Apparently, this problem is extremely rare as evidenced by this post where another guy had the exact same problem:
http://www.benzworld.org/forums/w211...p-failure.html
https://mbworld.org/forums/e-class-w...headaches.html
After investigating, here is what I have come up with, any guidance and feedback will be greatly appreciated:
Notes
- ABS speed sensor on rear-right has been replaced recently (still shiny black) and is unlikely to be at fault or damaged
- ABS speed sensor on rear-left is old, possibly damaged, will replace it as well.
- CV shaft on rear-right is probably fine
- CV shaft on rear-left is most likely to have its reluctor ring damaged since that is where the rear-left muffler broke off and probably impacted and put the final nail in the coffin for the reluctor ring
- how to replace CV shaft details: http://www.benzworld.org/forums/w210...20-4matic.html
Option 1 - Replace Reluctor Rings in CV Shaft - $50 + Labour
Not sure how difficult this is, but there is a UK site that sells custom made corrosion proof reluctor rings for 20 GBP (pounds), probably will come up to $50 CAD shipped and all.

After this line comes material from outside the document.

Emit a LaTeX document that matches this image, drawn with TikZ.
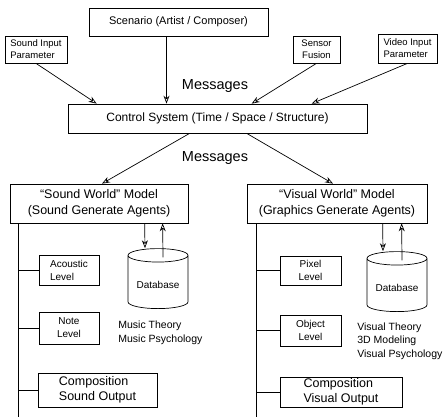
\documentclass[tikz,border=0pt]{standalone}
\usepackage{fontspec}
\setmainfont{Liberation Sans}
\usetikzlibrary{shapes.geometric,arrows.meta}
\begin{document}
\begin{tikzpicture}[>={Stealth[open,length=8pt,width=6pt]}, x=1pt, y=-1pt, line width=0.7pt]
\tikzstyle{every node}=[inner sep=1pt,align=center]
\tikzstyle{box}=[draw,rectangle]
\tikzstyle{dbase}=[draw,cylinder,shape border rotate=90,aspect=0.3,minimum width=60pt,minimum height=60pt,font=\fontsize{10}{12}\selectfont]
\useasboundingbox (0,0) rectangle (445,417);
% top row
\node[box,minimum width=179,minimum height=28,font=\fontsize{11}{13}\selectfont](scen) at (178.5,22) {Scenario (Artist / Composer)};
\node[box,minimum width=62,minimum height=27,align=left,font=\fontsize{9.5}{12}\selectfont](sin) at (36,49.5) {Sound Input\\Parameter};
\node[box,minimum width=47,minimum height=27,font=\fontsize{9.5}{12}\selectfont](sens) at (316.5,49.5) {Sensor\\Fusion};
\node[box,minimum width=59,minimum height=29,align=left,font=\fontsize{9.5}{12}\selectfont](vin) at (407.5,48.5) {Video Input\\Parameter};
\node[font=\fontsize{14.5}{16}\selectfont](msg1) at (215,86) {Messages};
\node[box,minimum width=299,minimum height=29,font=\fontsize{12}{14}\selectfont](ctrl) at (217.5,118.5) {Control System (Time / Space / Structure)};
\node[font=\fontsize{14.5}{16}\selectfont](msg2) at (215,158) {Messages};
% world models
\node[box,minimum width=178,minimum height=39,font=\fontsize{12.5}{16}\selectfont](snd) at (99,203.5) {``Sound World'' Model\\(Sound Generate Agents)};
\node[box,minimum width=180,minimum height=39,font=\fontsize{12.5}{16}\selectfont](vis) at (337,203.5) {``Visual World'' Model\\(Graphics Generate Agents)};
% sound side
\node[box,minimum width=60,minimum height=30,align=left,font=\fontsize{10}{13}\selectfont](acl) at (69,270) {Acoustic\\Level};
\node[box,minimum width=60,minimum height=32,font=\fontsize{10}{13}\selectfont](ntl) at (69,328) {Note\\Level};
\node[box,minimum width=119,minimum height=34,align=left,font=\fontsize{12.5}{15}\selectfont](cso) at (97.5,390) {Composition\\Sound Output};
\node[dbase](db1) at (158,283) {\\Database};
\node[anchor=west,align=left,font=\fontsize{10.5}{14}\selectfont](mth) at (117,333) {Music Theory\\Music Psychology};
% visual side
\node[box,minimum width=61,minimum height=29,font=\fontsize{10}{13}\selectfont](pxl) at (310.5,270.5) {Pixel\\Level};
\node[box,minimum width=61,minimum height=31,font=\fontsize{10}{13}\selectfont](obl) at (310.5,330.5) {Object\\Level};
\node[box,minimum width=122,minimum height=30,align=left,font=\fontsize{12.5}{15}\selectfont](cvo) at (341,392) {Composition\\Visual Output};
\node[dbase](db2) at (397,286) {\\Database};
\node[anchor=west,align=left,font=\fontsize{10.5}{13.5}\selectfont](vth) at (356,341) {Visual Theory\\3D Modeling\\Visual Psychology};
\coordinate (send) at (18,417);
\coordinate (vend) at (256,417);
% arrows
\draw[->] ([xshift=-12pt]scen.south) -- ([xshift=-12pt]scen.south |- ctrl.north);
\draw[->] (sin.south) -- ([xshift=29pt]ctrl.north west);
\draw[->] (sens.south) -- ([xshift=184pt]ctrl.north west);
\draw[->] (vin.south) -- ([xshift=244pt]ctrl.north west);
\draw[->] ([xshift=122pt]ctrl.south west) -- ([xshift=3pt]snd.north);
\draw[->] ([xshift=179pt]ctrl.south west) -- ([xshift=-4pt]vis.north);
\draw[->] ([xshift=135pt]snd.south west) -- ([xshift=-13pt]db1.top);
\draw[->] ([xshift=5pt,yshift=-9pt]db1.top) -- ([xshift=153pt]snd.south west);
\draw[->] ([xshift=136pt]vis.south west) -- ([xshift=-14pt]db2.top);
\draw[->] ([xshift=5pt,yshift=-9pt]db2.top) -- ([xshift=155pt]vis.south west);
% side lines
\draw (snd.south -| send) -- (send);
\draw (acl.west) -- (acl.west -| send);
\draw (ntl.west) -- (ntl.west -| send);
\draw (cso.west) -- (cso.west -| send);
\draw (vis.south -| vend) -- (vend);
\draw (pxl.west) -- (pxl.west -| vend);
\draw (obl.west) -- (obl.west -| vend);
\draw (cvo.west) -- (cvo.west -| vend);
\end{tikzpicture}
\end{document}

The question is how difficult it is to get inside the shaft to replace it. On the other hand, these shafts are probably as old as the car since the car has 310,000 km (200,000 miles) on it, which leads me into the second option.
Option 2 - Replace Entire Rear Left CV Shaft (Axle Rod)
So the mechanic quoted $2,000 per axle shaft because it is a dealer only item.
I found the following:
a) $755 USD New
http://www.mbpartsworld.com/showAsse...sembly=1074138
b) $554 USD New
https://www.parts.com/index.cfm?fuse...atic-AXLE-ASSY
c) $180 CAD - Used from a 130,000 km car
Last edited by puiu91; Jul 16, 2016 at 11:00 AM.




W211 has bulletproof reluctor rings and transmission is using its own speed sensor.
How corroded are yours?
How the vehicle speedometer takes signal was not really publicized, but suppose the program can take signal from any of 4 wheels. Meaning if one sensor malfunction, the speedo change to the other.
W211 has bulletproof reluctor rings and transmission is using its own speed sensor.
How corroded are yours?
How the vehicle speedometer takes signal was not really publicized, but suppose the program can take signal from any of 4 wheels. Meaning if one sensor malfunction, the speedo change to the other.
Brings my total maintenance cost to $12.5k in 1.5 years. The car that keeps on giving.




Mechanics are real pro when it comes to milk uneducated customers.
I know that Toronto is American Capital of Corrosion, but even British don't have to replace rectangular rings on their W211.
When we have to relay on your description of the problem, statistics shows that 1000's of owners in very similar situations have been able to get cars back on the road with $40 spent.
Read the whole topic again and follow good suggestions.
You will not be the first owner who after spending $2500 learn that it was not the axles that were the problem.